Beyond your temporarily damaged ability to smell, you still have your ability to taste using your tongue. You can still discern sweetness, acidity, and especially body and mouthfeel. In fact, cupping coffee while sick can be a great way to force yourself to focus on body and mouthfeel, which is a category that most cuppers have difficulty evaluating consistently (I know it was difficult for me).
So yes, you can cup when you’re sick.
Should you do it?
Should you cup when you’re sick? This is a different question altogether. The answer is yes. And no.
If you can put off an important evaluation until after your E.N.T. gives you a clean bill, by all means, wait until the sun is shining again. But that’s often not possible.
For example, if the coffee is already roasted, and you’re just starting to get sick, it could be a week before your nose is clear, by which time the coffee has staled significantly. That’s a bit of a catch-22, but I’d err on the side of fresher coffee. Just do the best you can.
As I said above, many times I’ve been in situations where there’s a time constraint. It would be nice to wait a while, but it’s just not possible.
The really important thing when it comes to cupping coffee when you’re sick is to be honest about it — honest with others and honest with yourself. And that leads us to…
How should you cup coffee when you’re sick?
There are two key considerations; two things you need to ask yourself if you are going to cup coffee effectively when you’re sick:
1) How will my sickness affect my fellow cuppers?
2) How will my sickness affect my evaluation of the coffee?
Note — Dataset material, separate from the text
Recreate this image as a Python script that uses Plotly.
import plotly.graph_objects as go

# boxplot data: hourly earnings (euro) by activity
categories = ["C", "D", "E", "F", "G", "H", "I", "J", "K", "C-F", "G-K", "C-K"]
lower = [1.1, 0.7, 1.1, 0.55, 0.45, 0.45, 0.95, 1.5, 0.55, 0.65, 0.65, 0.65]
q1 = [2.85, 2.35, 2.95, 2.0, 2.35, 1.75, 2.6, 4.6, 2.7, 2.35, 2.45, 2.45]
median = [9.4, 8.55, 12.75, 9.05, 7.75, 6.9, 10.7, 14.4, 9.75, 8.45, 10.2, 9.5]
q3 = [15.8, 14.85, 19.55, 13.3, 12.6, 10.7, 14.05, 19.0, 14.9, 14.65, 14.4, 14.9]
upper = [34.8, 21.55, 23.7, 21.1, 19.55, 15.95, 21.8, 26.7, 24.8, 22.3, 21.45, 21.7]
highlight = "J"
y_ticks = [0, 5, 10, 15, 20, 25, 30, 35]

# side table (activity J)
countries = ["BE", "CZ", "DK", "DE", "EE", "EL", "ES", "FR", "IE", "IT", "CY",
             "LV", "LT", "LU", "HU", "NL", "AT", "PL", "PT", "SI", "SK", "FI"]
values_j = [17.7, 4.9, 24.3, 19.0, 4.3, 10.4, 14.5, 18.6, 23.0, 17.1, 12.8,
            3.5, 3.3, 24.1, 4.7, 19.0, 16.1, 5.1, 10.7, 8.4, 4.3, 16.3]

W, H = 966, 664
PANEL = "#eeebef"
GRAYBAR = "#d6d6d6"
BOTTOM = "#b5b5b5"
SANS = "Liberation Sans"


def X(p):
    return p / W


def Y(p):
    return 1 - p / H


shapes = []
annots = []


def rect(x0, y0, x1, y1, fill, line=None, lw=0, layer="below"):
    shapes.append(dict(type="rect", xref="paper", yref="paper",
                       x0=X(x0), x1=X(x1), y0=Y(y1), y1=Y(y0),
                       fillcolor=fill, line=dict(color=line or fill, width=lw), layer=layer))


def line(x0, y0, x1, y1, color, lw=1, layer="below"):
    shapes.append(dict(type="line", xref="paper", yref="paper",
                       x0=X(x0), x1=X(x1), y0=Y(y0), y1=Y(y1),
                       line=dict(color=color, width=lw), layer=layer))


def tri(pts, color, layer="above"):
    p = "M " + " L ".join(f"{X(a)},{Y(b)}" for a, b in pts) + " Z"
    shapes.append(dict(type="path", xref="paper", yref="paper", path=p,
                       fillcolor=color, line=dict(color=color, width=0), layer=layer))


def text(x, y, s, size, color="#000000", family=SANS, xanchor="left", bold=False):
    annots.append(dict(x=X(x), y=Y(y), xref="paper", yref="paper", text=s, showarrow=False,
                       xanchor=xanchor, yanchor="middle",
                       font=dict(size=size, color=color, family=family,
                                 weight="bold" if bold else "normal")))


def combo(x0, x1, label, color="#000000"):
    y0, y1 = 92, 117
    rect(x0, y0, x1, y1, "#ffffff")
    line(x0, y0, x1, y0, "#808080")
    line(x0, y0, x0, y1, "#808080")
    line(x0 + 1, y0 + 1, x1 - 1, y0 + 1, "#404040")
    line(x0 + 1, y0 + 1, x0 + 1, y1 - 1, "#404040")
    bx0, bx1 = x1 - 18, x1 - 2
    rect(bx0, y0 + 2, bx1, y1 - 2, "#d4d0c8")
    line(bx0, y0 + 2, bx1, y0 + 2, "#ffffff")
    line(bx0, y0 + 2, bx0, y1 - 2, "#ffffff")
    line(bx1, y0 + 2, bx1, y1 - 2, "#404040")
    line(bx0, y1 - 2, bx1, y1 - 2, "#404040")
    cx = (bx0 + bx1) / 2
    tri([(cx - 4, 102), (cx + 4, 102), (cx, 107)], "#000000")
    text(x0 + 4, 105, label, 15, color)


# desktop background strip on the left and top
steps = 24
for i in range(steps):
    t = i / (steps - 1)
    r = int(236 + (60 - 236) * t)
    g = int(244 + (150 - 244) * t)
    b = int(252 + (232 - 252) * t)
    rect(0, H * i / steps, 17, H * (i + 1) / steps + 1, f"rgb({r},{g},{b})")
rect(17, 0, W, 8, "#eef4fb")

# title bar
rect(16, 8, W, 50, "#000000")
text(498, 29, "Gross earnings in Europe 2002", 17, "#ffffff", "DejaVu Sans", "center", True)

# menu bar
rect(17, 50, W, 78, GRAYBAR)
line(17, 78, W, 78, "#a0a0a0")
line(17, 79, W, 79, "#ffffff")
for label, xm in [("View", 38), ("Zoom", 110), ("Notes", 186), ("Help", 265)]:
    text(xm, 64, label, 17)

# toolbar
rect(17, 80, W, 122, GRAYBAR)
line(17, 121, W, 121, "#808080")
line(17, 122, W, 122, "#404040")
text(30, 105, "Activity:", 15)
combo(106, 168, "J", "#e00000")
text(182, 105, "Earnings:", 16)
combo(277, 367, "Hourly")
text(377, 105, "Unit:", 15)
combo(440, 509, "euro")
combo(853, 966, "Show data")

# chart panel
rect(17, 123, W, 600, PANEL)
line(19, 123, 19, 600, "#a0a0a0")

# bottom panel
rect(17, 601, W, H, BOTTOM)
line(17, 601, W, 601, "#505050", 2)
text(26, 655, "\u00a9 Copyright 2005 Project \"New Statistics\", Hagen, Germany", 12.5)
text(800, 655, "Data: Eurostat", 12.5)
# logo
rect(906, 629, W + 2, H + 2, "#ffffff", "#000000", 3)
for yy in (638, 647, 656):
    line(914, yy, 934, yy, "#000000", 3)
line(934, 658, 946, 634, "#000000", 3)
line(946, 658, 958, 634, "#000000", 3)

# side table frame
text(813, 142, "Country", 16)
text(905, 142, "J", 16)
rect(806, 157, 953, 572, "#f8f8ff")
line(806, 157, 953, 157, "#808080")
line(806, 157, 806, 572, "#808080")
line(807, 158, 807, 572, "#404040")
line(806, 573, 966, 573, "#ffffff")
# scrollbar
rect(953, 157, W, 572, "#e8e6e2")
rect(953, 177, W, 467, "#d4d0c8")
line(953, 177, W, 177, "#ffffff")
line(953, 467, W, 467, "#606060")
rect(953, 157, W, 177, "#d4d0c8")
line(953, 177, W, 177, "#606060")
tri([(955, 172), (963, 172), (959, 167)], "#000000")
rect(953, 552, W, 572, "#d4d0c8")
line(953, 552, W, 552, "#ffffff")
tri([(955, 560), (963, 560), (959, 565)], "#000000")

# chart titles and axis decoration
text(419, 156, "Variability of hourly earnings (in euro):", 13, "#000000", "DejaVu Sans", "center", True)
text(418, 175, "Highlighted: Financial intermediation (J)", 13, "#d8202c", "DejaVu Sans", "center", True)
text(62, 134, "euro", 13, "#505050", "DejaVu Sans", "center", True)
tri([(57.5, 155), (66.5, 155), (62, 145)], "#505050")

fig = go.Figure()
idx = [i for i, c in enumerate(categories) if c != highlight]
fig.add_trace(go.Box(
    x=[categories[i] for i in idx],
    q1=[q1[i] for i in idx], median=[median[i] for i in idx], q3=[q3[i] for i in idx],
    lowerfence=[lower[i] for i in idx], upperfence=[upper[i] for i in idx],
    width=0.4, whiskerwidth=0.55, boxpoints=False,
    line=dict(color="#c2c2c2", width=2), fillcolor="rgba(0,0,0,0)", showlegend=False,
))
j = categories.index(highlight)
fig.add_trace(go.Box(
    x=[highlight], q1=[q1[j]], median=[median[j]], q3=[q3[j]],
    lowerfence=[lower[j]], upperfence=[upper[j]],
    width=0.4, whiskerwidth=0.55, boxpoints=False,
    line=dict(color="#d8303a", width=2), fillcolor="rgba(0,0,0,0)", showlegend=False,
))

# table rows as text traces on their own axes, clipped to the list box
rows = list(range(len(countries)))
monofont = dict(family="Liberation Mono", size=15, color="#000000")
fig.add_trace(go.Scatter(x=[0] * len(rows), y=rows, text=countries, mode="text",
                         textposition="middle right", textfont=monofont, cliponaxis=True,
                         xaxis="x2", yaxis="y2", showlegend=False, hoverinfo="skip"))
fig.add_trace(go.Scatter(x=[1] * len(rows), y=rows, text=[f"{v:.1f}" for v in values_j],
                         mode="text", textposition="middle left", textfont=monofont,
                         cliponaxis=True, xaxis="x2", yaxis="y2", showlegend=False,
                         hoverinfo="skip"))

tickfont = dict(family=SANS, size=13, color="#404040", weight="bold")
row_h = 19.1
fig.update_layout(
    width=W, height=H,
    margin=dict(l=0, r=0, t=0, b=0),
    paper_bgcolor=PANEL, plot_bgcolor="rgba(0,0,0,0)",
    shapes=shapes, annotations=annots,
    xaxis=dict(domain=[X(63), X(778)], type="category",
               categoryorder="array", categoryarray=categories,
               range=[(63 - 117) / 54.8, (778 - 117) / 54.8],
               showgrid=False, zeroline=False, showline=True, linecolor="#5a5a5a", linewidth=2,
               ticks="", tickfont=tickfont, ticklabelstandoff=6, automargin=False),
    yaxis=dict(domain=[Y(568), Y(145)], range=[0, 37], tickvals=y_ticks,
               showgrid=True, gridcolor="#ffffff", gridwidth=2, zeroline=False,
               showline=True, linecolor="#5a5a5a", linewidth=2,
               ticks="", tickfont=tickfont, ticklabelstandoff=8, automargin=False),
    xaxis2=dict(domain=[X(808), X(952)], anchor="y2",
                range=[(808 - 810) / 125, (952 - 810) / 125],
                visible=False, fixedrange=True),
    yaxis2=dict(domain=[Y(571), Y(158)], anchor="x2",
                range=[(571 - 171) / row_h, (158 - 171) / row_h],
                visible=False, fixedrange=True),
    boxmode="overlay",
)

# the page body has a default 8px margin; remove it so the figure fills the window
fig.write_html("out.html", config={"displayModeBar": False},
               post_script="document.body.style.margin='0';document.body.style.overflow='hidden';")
1) When you are cupping alone, you obviously don’t have to worry about how your illness affects others. But in a group, it’s important to be up-front about your condition. If anyone asks you to leave, you should. However, I’ve found that if you forthrightly explain what’s going on, downplay the seriousness of it (assuming, of course, that it is indeed not serious), and come with a plan of action, most professionals are fine with sharing the room. After all, they’ve all been in the same situation at one time or another.
If there are enough cups on the table and you are not following strict competition protocols, you can designate one of the cups at each station as your personal cup. Make it the same cup for each sample, and make sure that everyone knows it’s the “sick” cup. Then take samples only from this one cup; no one else should taste from this cup. If possible, try to get your own cup of water for cleaning your spoon too and don’t share this one either.
If pushing off one cup to the side as the “sick cup” is impractical, simply wait for all other cuppers to pass through at least twice, then designate a “sick cup” and cup from that one. You won’t be able to try the coffee when it’s hot, but as we all know that’s not the most important phase anyway.
Finally, if even that would prove to be too distracting, simply wait for all other cuppers to finish completely, then have at it.
2) It’s very important to be honest with yourself when you’re cupping — sick or healthy. If you can’t discern something, do not just make it up.
I often teach my students to just write something, anything, even when they have no idea what to write because this tends to loosen them up and helps them to learn the process of tasting and notating. But eventually you have to grow out of this phase, and if you are still writing wild guesses in a professional environment and presenting them later as “cupping notes”, you’re not a good cupper. You’re anti-good.
Likewise, when you’re sick, despite my encouragements above (You can still taste with your tongue! You can kinda smell stuff, kinda), a lot of what you come up with might be less-than-usually accurate. Just be honest with yourself about it. Make a note on your cupping forms or later reports that these notes are sketchy at best.
Again, you can use your sickness as a blessing in disguise and focus in on non-aromatic components of the coffee, specifically acidity and mouthfeel. If you have ever had trouble grading these aspects accurately, getting a cold is the perfect time to hone your skills.
If at all possible, of course, you should cup the same coffees again when you’re at full strength. This can be one more good exercise for learning, too. Make sure to randomize and encode the samples, cup them all again when you’re feeling tip-top, then decode and reveal and find how well your “sick notes” match up with your “healthy notes.” There’s always something new to learn about the coffee, and about your own evaluation skills.
Just dive in.
Always take care of your health first, and always be mindful of the well-being of those around you. But if you take sensible precautions and remember not to treat your own notes too seriously, I encourage every coffee professional to keep tasting even when it feels like your sinuses are stuffed with cotton.
Basically, you should never be turning down an opportunity to hone your skills and broaden your knowledge. Getting sick is less than ideal for many reasons, but it’s part of life, and it can lead to some pretty interesting situations if you know how to look at it from the right angle.